While the tracks on the album are both consistent in quality and style, Motorpsycho are not a one-trick pony by any means. The core of their music might be rooted in psychadelic rock/hard rock of the late sixties/early seventies, and references to artists like (early seventies) Pink Floyd, Wishbone Ash (in their early seventies prime), Jefferson Airplane and Cream are valid enough, but they successfully incorporate stylistic elements from their influences to their music to create their own unique style, even adding a progressive element now and again. Hard rocking riffs, acoustic sections, psychadelic effects, mellow vocals and harmonies and the occasional mellotron wave are some of the elements that make up the band's sound on "Behind The Sun". Highlights include the 12:24 minutes long "Hell, Pt. 4-6: Traitor / The Tapestry / Swiss Cheese Mountain", the opening track "Cloudwalker (A Darker Blue)", the mellow "Ghost" and the above mentioned busy jamming track "Hell, Pt. 7: Victim of Rock", but as mentioned "Behind The Sun" is a very strong release throughout. A 4.5 star (90%) rating is deserved.

Review by Roland113
SPECIAL COLLABORATOR Honorary Collaborator
5 stars . . . In my not so humble opinion . . .

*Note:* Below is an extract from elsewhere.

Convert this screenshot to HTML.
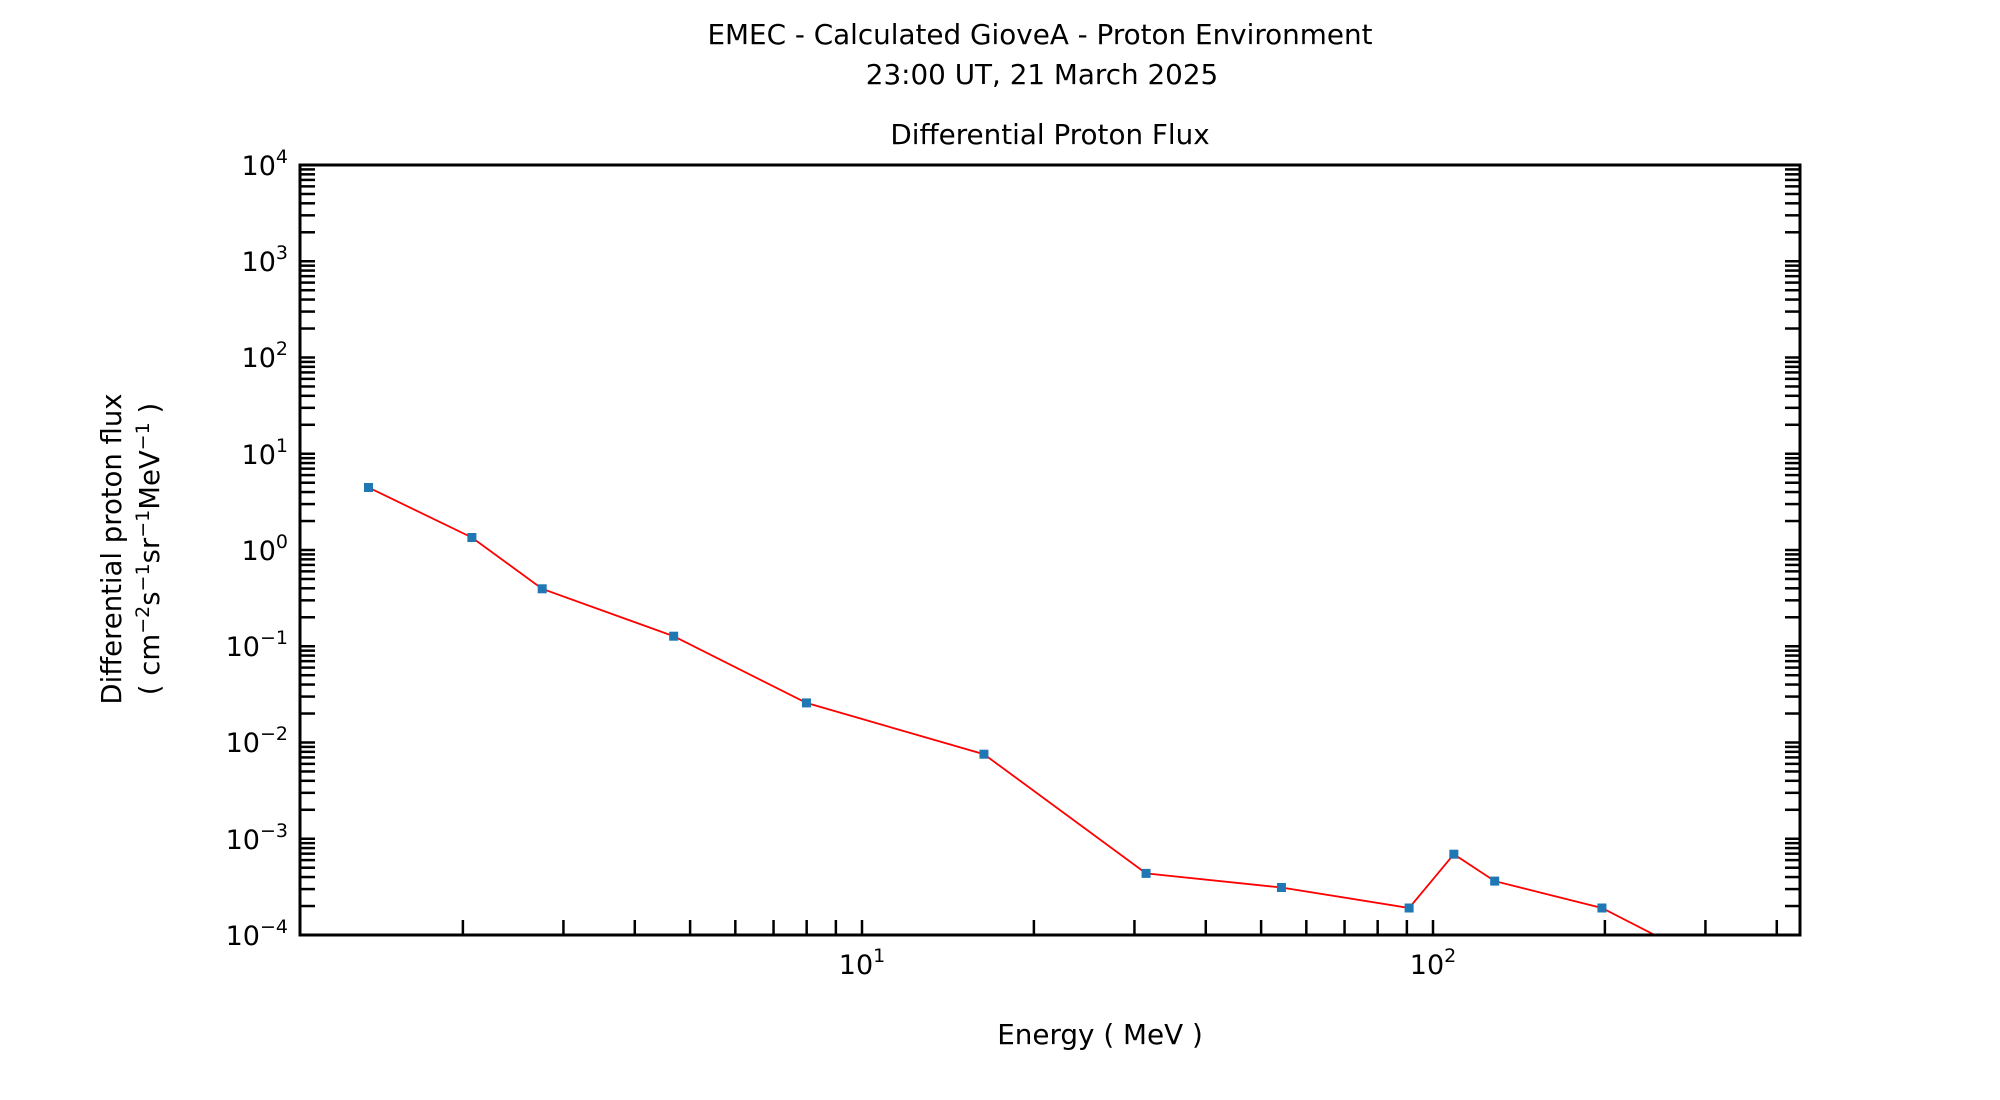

This album is not what I was expecting in the slightest.

Ok, so I'll admit it, I stereotyped these guys based on their name, 'Motorpsycho, sounds like some death metal doom outfit that makes me long for Mike Portnoy's growls'. I was wrong, horribly wrong. This is currently my front runner for the album of the year. Seriously, let that sink in, when a Neo Guy is giving serious consideration to picking an eclectic album over IQ's best release in a decade, you know that there's something special about this album. For me, this album transcends genre tendencies, which is huge.

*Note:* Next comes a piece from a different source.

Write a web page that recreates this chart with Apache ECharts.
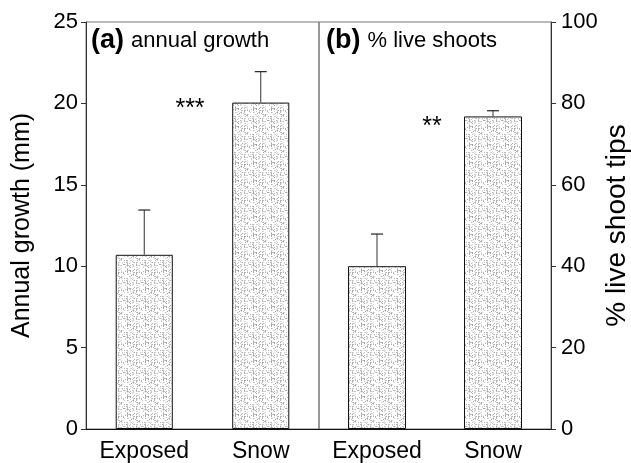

This album is stylistically variable, but has a strong seventies, jam band feel with vocals reminiscent of Crosby, Stills and Nash mixed in with random walls of chaos and drum crashes. In general, guitar player Snah Ryan does a fantastic job balancing noodling with shredding (suddenly I have a desire for haluski). Drummer Kenneth Kapstad matches Ryan's intensity often shredding the skins in time with Ryan's guitar. Bass player Bent Saether however makes this band stand out. As I mentioned before, Motorpsycho has a sense of a seventies jam band, and a lot of this comes from Saether's rolling bass lines. So often Ryan and Kapstad will go into a chaotic frenzy but Saether holds the fort down with an almost light hearted back track.

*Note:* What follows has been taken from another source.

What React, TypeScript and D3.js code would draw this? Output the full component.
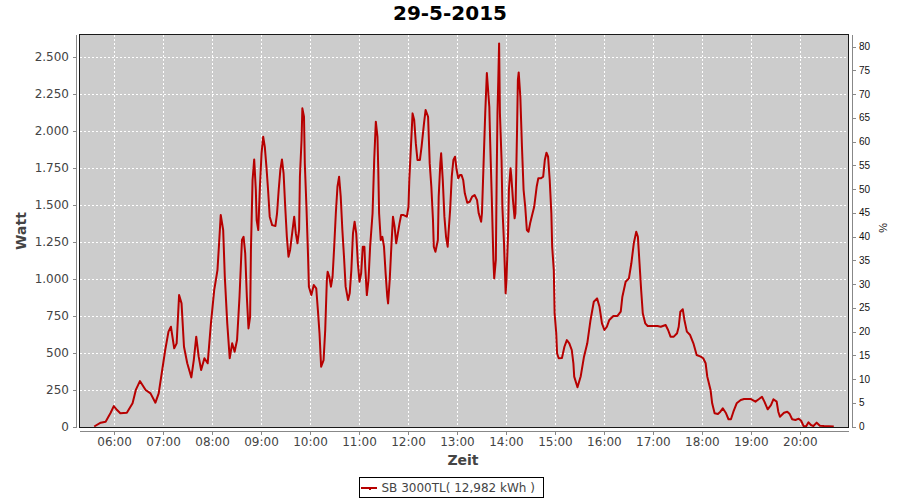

"Cloudwalker" is a great intro for the album, it starts with a gentle build up but once the song proper kicks in we get a good idea of what is to come, the CSN vocals and Saether's rolling bass keeping time. "Ghost" is a down tempo ballad that kind of reminds me of old Crimson. "On a Plate" could have come off of a Beardfish album, the song gives us the first real chance to hear Ryan's excellent solo work. "The Promise" continues with the Beardfish feel, though this is the first real glimpse of the chaos that this band can pull off.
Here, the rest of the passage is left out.